» **Instructions to follow**:
Produce an exact copy of all the data below, dropping every image.

» **Dataset extract**:
════════════════

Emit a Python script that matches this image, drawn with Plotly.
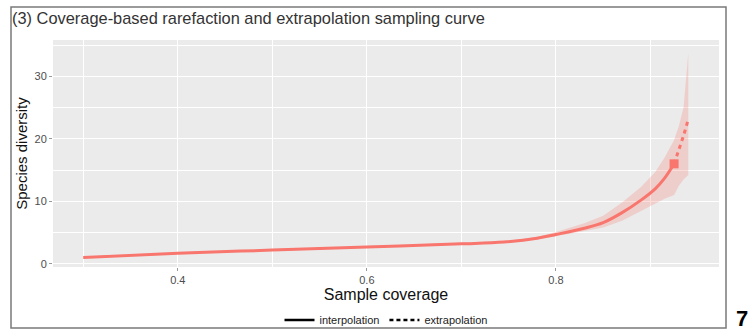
import plotly.graph_objects as go

# Interpolation (rarefaction) segment
cov_interp = [0.30, 0.40, 0.50, 0.60, 0.70, 0.745, 0.78, 0.80, 0.83, 0.85, 0.87, 0.89, 0.905, 0.915, 0.925]
div_interp = [1.0, 1.7, 2.2, 2.7, 3.2, 3.5, 4.1, 4.7, 5.7, 6.6, 8.2, 10.2, 12.0, 13.7, 16.0]
lo_interp = [0.9, 1.6, 2.1, 2.6, 3.1, 3.4, 3.9, 4.4, 5.2, 5.8, 6.9, 8.4, 9.6, 10.4, 11.0]
hi_interp = [1.1, 1.8, 2.3, 2.8, 3.3, 3.6, 4.3, 5.1, 6.5, 7.7, 9.8, 12.3, 14.7, 17.0, 19.8]

# Extrapolation segment
cov_extra = [0.925, 0.930, 0.935, 0.940]
div_extra = [16.0, 18.2, 20.5, 23.1]
lo_extra = [11.0, 12.5, 13.5, 14.2]
hi_extra = [19.8, 22.0, 25.0, 33.7]

# Observed sample
obs_cov = [0.925]
obs_div = [16.0]

x_ticks = [0.4, 0.6, 0.8]
y_ticks = [0, 10, 20, 30]

RED = "#F8766D"
BAND = "rgba(248,118,109,0.25)"

band_x = cov_interp + cov_extra[1:]
band_lo = lo_interp + lo_extra[1:]
band_hi = hi_interp + hi_extra[1:]

fig = go.Figure()
fig.add_trace(go.Scatter(x=band_x + band_x[::-1], y=band_hi + band_lo[::-1],
                         fill="toself", fillcolor=BAND, line=dict(width=0),
                         mode="lines", showlegend=False, hoverinfo="skip"))
fig.add_trace(go.Scatter(x=cov_interp, y=div_interp, mode="lines",
                         line=dict(color=RED, width=3, shape="spline"), showlegend=False))
fig.add_trace(go.Scatter(x=cov_extra, y=div_extra, mode="lines",
                         line=dict(color=RED, width=3, dash="4px,4px"), showlegend=False))
fig.add_trace(go.Scatter(x=obs_cov, y=obs_div, mode="markers",
                         marker=dict(color=RED, size=9, symbol="square"), showlegend=False))
# legend keys
fig.add_trace(go.Scatter(x=[None], y=[None], mode="lines", name="interpolation",
                         line=dict(color="black", width=2.5)))
fig.add_trace(go.Scatter(x=[None], y=[None], mode="lines", name="extrapolation",
                         line=dict(color="black", width=2.5, dash="4px,3px")))

GRID = "white"
fig.update_layout(
    width=755, height=331,
    margin=dict(l=53, r=36, t=40, b=64, autoexpand=False),
    paper_bgcolor="white", plot_bgcolor="#EBEBEB",
    font=dict(family="Liberation Sans, Arial, sans-serif", color="#222"),
    title=dict(text="(3) Coverage-based rarefaction and extrapolation sampling curve",
               x=12 / 755, xanchor="left", y=1 - 18 / 331, yanchor="middle",
               font=dict(size=16.4, color="#333")),
    showlegend=True,
    legend=dict(orientation="h", x=0.5, xanchor="center", yref="container", y=1 - 320 / 331,
                yanchor="middle",
                font=dict(size=11, color="#222"), itemwidth=30, bgcolor="rgba(0,0,0,0)",
                tracegroupgap=0),
    xaxis=dict(range=[0.268, 0.9725], tickvals=x_ticks, ticktext=["0.4", "0.6", "0.8"],
               automargin=False,
               showgrid=True, gridcolor=GRID, gridwidth=1.4, zeroline=False,
               minor=dict(tickvals=[0.3, 0.5, 0.7, 0.9], showgrid=True, gridcolor=GRID, gridwidth=0.6),
               ticks="outside", ticklen=3, tickcolor="#999", tickwidth=1,
               tickfont=dict(size=11, color="#4d4d4d"),
               title=dict(text="Sample coverage", font=dict(size=16, color="#111"), standoff=1)),
    yaxis=dict(range=[-0.5, 35.8], tickvals=y_ticks, automargin=False,
               showgrid=True, gridcolor=GRID, gridwidth=1.4, zeroline=False,
               minor=dict(tickvals=[5, 15, 25, 35], showgrid=True, gridcolor=GRID, gridwidth=0.6),
               ticks="outside", ticklen=3, tickcolor="#999", tickwidth=1,
               tickfont=dict(size=11, color="#4d4d4d"),
               title=dict(text="Species diversity", font=dict(size=15, color="#111"), standoff=3)),
    shapes=[dict(type="rect", xref="paper", yref="paper",
                 x0=(11 - 53) / 666, x1=(726 - 53) / 666,
                 y0=(267 - 328) / 227, y1=(267 - 7) / 227,
                 line=dict(color="#7a7a7a", width=1.5), fillcolor="rgba(0,0,0,0)", layer="below")],
    annotations=[dict(text="<b>7</b>", xref="paper", yref="paper",
                      x=(742 - 53) / 666, y=(267 - 318) / 227, xanchor="center", yanchor="middle",
                      showarrow=False, font=dict(size=22, color="black"))],
)

fig.write_html("out.html", config={"displayModeBar": False},
               post_script="document.body.style.margin='0';document.body.style.padding='0';"
                           "document.body.style.overflow='hidden';")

════════════════

» **Exercise result**:
Emit a Python script that matches this image, drawn with Plotly.
import plotly.graph_objects as go

# Interpolation (rarefaction) segment
cov_interp = [0.30, 0.40, 0.50, 0.60, 0.70, 0.745, 0.78, 0.80, 0.83, 0.85, 0.87, 0.89, 0.905, 0.915, 0.925]
div_interp = [1.0, 1.7, 2.2, 2.7, 3.2, 3.5, 4.1, 4.7, 5.7, 6.6, 8.2, 10.2, 12.0, 13.7, 16.0]
lo_interp = [0.9, 1.6, 2.1, 2.6, 3.1, 3.4, 3.9, 4.4, 5.2, 5.8, 6.9, 8.4, 9.6, 10.4, 11.0]
hi_interp = [1.1, 1.8, 2.3, 2.8, 3.3, 3.6, 4.3, 5.1, 6.5, 7.7, 9.8, 12.3, 14.7, 17.0, 19.8]

# Extrapolation segment
cov_extra = [0.925, 0.930, 0.935, 0.940]
div_extra = [16.0, 18.2, 20.5, 23.1]
lo_extra = [11.0, 12.5, 13.5, 14.2]
hi_extra = [19.8, 22.0, 25.0, 33.7]

# Observed sample
obs_cov = [0.925]
obs_div = [16.0]

x_ticks = [0.4, 0.6, 0.8]
y_ticks = [0, 10, 20, 30]

RED = "#F8766D"
BAND = "rgba(248,118,109,0.25)"

band_x = cov_interp + cov_extra[1:]
band_lo = lo_interp + lo_extra[1:]
band_hi = hi_interp + hi_extra[1:]

fig = go.Figure()
fig.add_trace(go.Scatter(x=band_x + band_x[::-1], y=band_hi + band_lo[::-1],
                         fill="toself", fillcolor=BAND, line=dict(width=0),
                         mode="lines", showlegend=False, hoverinfo="skip"))
fig.add_trace(go.Scatter(x=cov_interp, y=div_interp, mode="lines",
                         line=dict(color=RED, width=3, shape="spline"), showlegend=False))
fig.add_trace(go.Scatter(x=cov_extra, y=div_extra, mode="lines",
                         line=dict(color=RED, width=3, dash="4px,4px"), showlegend=False))
fig.add_trace(go.Scatter(x=obs_cov, y=obs_div, mode="markers",
                         marker=dict(color=RED, size=9, symbol="square"), showlegend=False))
# legend keys
fig.add_trace(go.Scatter(x=[None], y=[None], mode="lines", name="interpolation",
                         line=dict(color="black", width=2.5)))
fig.add_trace(go.Scatter(x=[None], y=[None], mode="lines", name="extrapolation",
                         line=dict(color="black", width=2.5, dash="4px,3px")))

GRID = "white"
fig.update_layout(
    width=755, height=331,
    margin=dict(l=53, r=36, t=40, b=64, autoexpand=False),
    paper_bgcolor="white", plot_bgcolor="#EBEBEB",
    font=dict(family="Liberation Sans, Arial, sans-serif", color="#222"),
    title=dict(text="(3) Coverage-based rarefaction and extrapolation sampling curve",
               x=12 / 755, xanchor="left", y=1 - 18 / 331, yanchor="middle",
               font=dict(size=16.4, color="#333")),
    showlegend=True,
    legend=dict(orientation="h", x=0.5, xanchor="center", yref="container", y=1 - 320 / 331,
                yanchor="middle",
                font=dict(size=11, color="#222"), itemwidth=30, bgcolor="rgba(0,0,0,0)",
                tracegroupgap=0),
    xaxis=dict(range=[0.268, 0.9725], tickvals=x_ticks, ticktext=["0.4", "0.6", "0.8"],
               automargin=False,
               showgrid=True, gridcolor=GRID, gridwidth=1.4, zeroline=False,
               minor=dict(tickvals=[0.3, 0.5, 0.7, 0.9], showgrid=True, gridcolor=GRID, gridwidth=0.6),
               ticks="outside", ticklen=3, tickcolor="#999", tickwidth=1,
               tickfont=dict(size=11, color="#4d4d4d"),
               title=dict(text="Sample coverage", font=dict(size=16, color="#111"), standoff=1)),
    yaxis=dict(range=[-0.5, 35.8], tickvals=y_ticks, automargin=False,
               showgrid=True, gridcolor=GRID, gridwidth=1.4, zeroline=False,
               minor=dict(tickvals=[5, 15, 25, 35], showgrid=True, gridcolor=GRID, gridwidth=0.6),
               ticks="outside", ticklen=3, tickcolor="#999", tickwidth=1,
               tickfont=dict(size=11, color="#4d4d4d"),
               title=dict(text="Species diversity", font=dict(size=15, color="#111"), standoff=3)),
    shapes=[dict(type="rect", xref="paper", yref="paper",
                 x0=(11 - 53) / 666, x1=(726 - 53) / 666,
                 y0=(267 - 328) / 227, y1=(267 - 7) / 227,
                 line=dict(color="#7a7a7a", width=1.5), fillcolor="rgba(0,0,0,0)", layer="below")],
    annotations=[dict(text="<b>7</b>", xref="paper", yref="paper",
                      x=(742 - 53) / 666, y=(267 - 318) / 227, xanchor="center", yanchor="middle",
                      showarrow=False, font=dict(size=22, color="black"))],
)

fig.write_html("out.html", config={"displayModeBar": False},
               post_script="document.body.style.margin='0';document.body.style.padding='0';"
                           "document.body.style.overflow='hidden';")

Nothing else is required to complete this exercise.